--- BEGIN ---

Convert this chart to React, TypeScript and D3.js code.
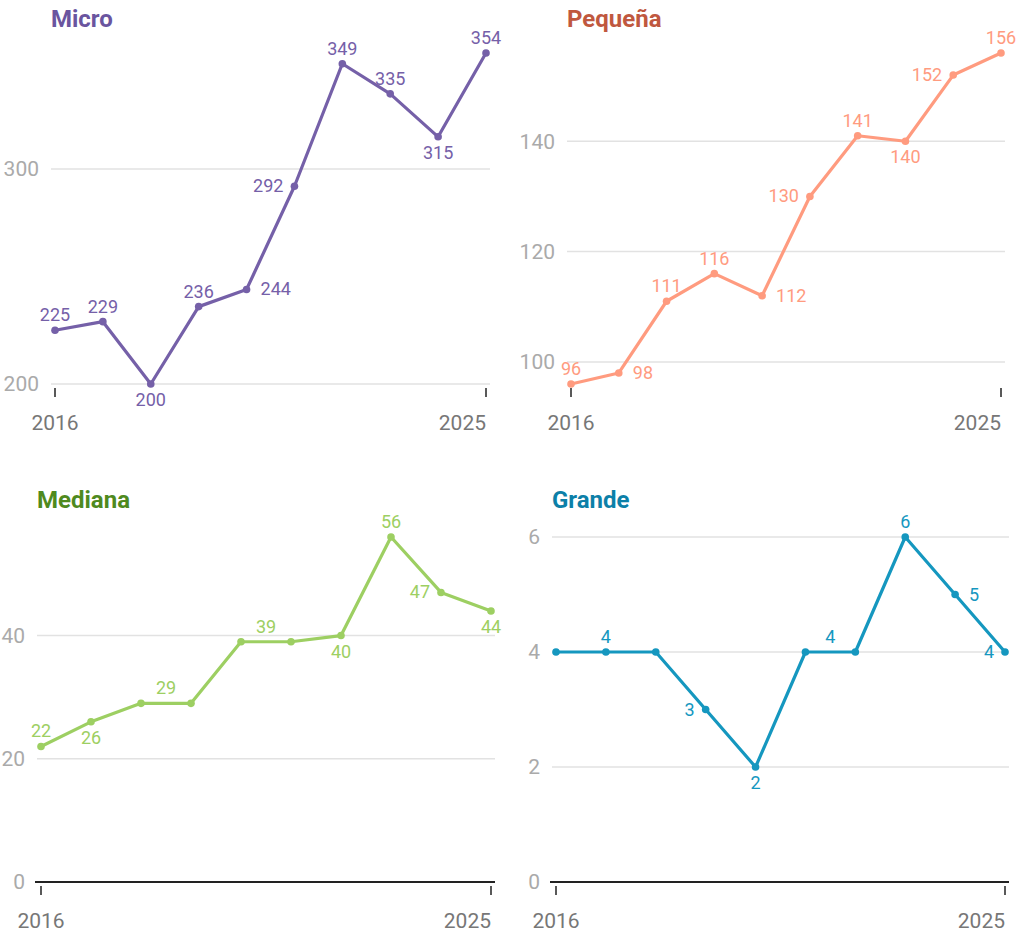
import * as d3 from "d3";

const years = [2016, 2017, 2018, 2019, 2020, 2021, 2022, 2023, 2024, 2025];

const microValues = [225, 229, 200, 236, 244, 292, 349, 335, 315, 354];
const pequenaValues = [96, 98, 111, 116, 112, 130, 141, 140, 152, 156];
const medianaValues = [22, 26, 29, 29, 39, 39, 40, 56, 47, 44];
const grandeValues = [4, 4, 4, 3, 2, 4, 4, 6, 5, 4];

const microTicks = [200, 300];
const pequenaTicks = [100, 120, 140];
const medianaTicks = [0, 20, 40];
const grandeTicks = [0, 2, 4, 6];

// where each value label sits: t top, b bottom, l left, r right, tn top between this and next, "" none
const microLabels = ["t", "t", "b", "t", "r", "l", "t", "t", "b", "t"];
const pequenaLabels = ["t", "r", "t", "t", "r", "l", "t", "b", "l", "t"];
const medianaLabels = ["t", "b", "tn", "", "tn", "", "b", "t", "l", "b"];
const grandeLabels = ["", "t", "", "l", "b", "tn", "", "t", "r", "l"];

const FONT = "Roboto, 'Noto Sans', sans-serif";

interface PanelProps {
  title: string;
  values: number[];
  ticks: number[];
  labels: string[];
  color: string;
  titleColor: string;
  x0: number;
  x1: number;
  yBottom: number;
  yTop: number;
  zeroBased: boolean;
  titleY: number;
}

function Panel(p: PanelProps) {
  const x = d3.scaleLinear().domain([years[0], years[years.length - 1]]).range([p.x0, p.x1]);
  const lo = p.zeroBased ? 0 : (d3.min(p.values) as number);
  const hi = d3.max(p.values) as number;
  const y = d3.scaleLinear().domain([lo, hi]).range([p.yBottom, p.yTop]);
  const line = d3
    .line<number>()
    .x((_, i) => x(years[i]))
    .y((d) => y(d));
  const gx0 = p.x0 - 4;
  const gx1 = p.x1 + 4;
  const step = x(years[1]) - x(years[0]);

  return (
    <g>
      <text x={gx0} y={p.titleY} fontSize={24} fontWeight={700} fill={p.titleColor} fontFamily={FONT}>
        {p.title}
      </text>
      {p.ticks.map((t) => (
        <g key={t}>
          {!(p.zeroBased && t === 0) && (
            <line x1={gx0} x2={gx1} y1={y(t)} y2={y(t)} stroke="#e2e2e2" strokeWidth={1.5} />
          )}
          <text
            x={gx0 - 12}
            y={y(t)}
            dy="0.35em"
            textAnchor="end"
            fontSize={21}
            fill="#aaaaaa"
            fontFamily={FONT}
          >
            {t}
          </text>
        </g>
      ))}
      {p.zeroBased && (
        <line x1={gx0 - 2} x2={gx1} y1={y(0)} y2={y(0)} stroke="#222" strokeWidth={2} />
      )}
      {[years[0], years[years.length - 1]].map((yr, i) => (
        <g key={yr}>
          <line
            x1={x(yr)}
            x2={x(yr)}
            y1={p.yBottom + 4}
            y2={p.yBottom + 13}
            stroke="#222"
            strokeWidth={1.5}
          />
          <text
            x={x(yr)}
            y={p.yBottom + 46}
            textAnchor={i === 0 ? "middle" : "end"}
            fontSize={21}
            fill="#777"
            fontFamily={FONT}
          >
            {yr}
          </text>
        </g>
      ))}
      <path d={line(p.values) || ""} fill="none" stroke={p.color} strokeWidth={3.2} strokeLinejoin="round" />
      {p.values.map((v, i) => (
        <circle key={i} cx={x(years[i])} cy={y(v)} r={3.8} fill={p.color} />
      ))}
      {p.values.map((v, i) => {
        const pos = p.labels[i];
        if (!pos) return null;
        let lx = x(years[i]);
        let ly = y(v);
        let anchor: "middle" | "start" | "end" = "middle";
        if (pos === "t") ly -= 9;
        else if (pos === "tn") {
          lx += step / 2;
          ly -= 9;
        } else if (pos === "b") ly += 22;
        else if (pos === "l") {
          lx -= 11;
          ly += 6;
          anchor = "end";
        } else if (pos === "r") {
          lx += 14;
          ly += 6;
          anchor = "start";
        }
        return (
          <text key={"l" + i} x={lx} y={ly} textAnchor={anchor} fontSize={18} fill={p.color} fontFamily={FONT}>
            {v}
          </text>
        );
      })}
    </g>
  );
}

export default function App() {
  return (
    <svg
      width={1019}
      height={936}
      style={{ position: "absolute", left: 0, top: 0, background: "#fff" }}
    >
      <Panel
        title="Micro"
        values={microValues}
        ticks={microTicks}
        labels={microLabels}
        color="#7560a8"
        titleColor="#6a559f"
        x0={55}
        x1={486}
        yBottom={384}
        yTop={53}
        zeroBased={false}
        titleY={27}
      />
      <Panel
        title="Pequeña"
        values={pequenaValues}
        ticks={pequenaTicks}
        labels={pequenaLabels}
        color="#ff9b7f"
        titleColor="#c0583f"
        x0={571}
        x1={1001}
        yBottom={384}
        yTop={53}
        zeroBased={false}
        titleY={27}
      />
      <Panel
        title="Mediana"
        values={medianaValues}
        ticks={medianaTicks}
        labels={medianaLabels}
        color="#9dcf62"
        titleColor="#4f8a1e"
        x0={41}
        x1={491}
        yBottom={882}
        yTop={537}
        zeroBased={true}
        titleY={508}
      />
      <Panel
        title="Grande"
        values={grandeValues}
        ticks={grandeTicks}
        labels={grandeLabels}
        color="#1597bf"
        titleColor="#0c80a8"
        x0={556}
        x1={1005}
        yBottom={882}
        yTop={537}
        zeroBased={true}
        titleY={508}
      />
    </svg>
  );
}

--- END ---

Your task: Which lines of the material contain the string "this"? List each of them.

Worked solution:
Convert this chart to React, TypeScript and D3.js code.
// where each value label sits: t top, b bottom, l left, r right, tn top between this and next, "" none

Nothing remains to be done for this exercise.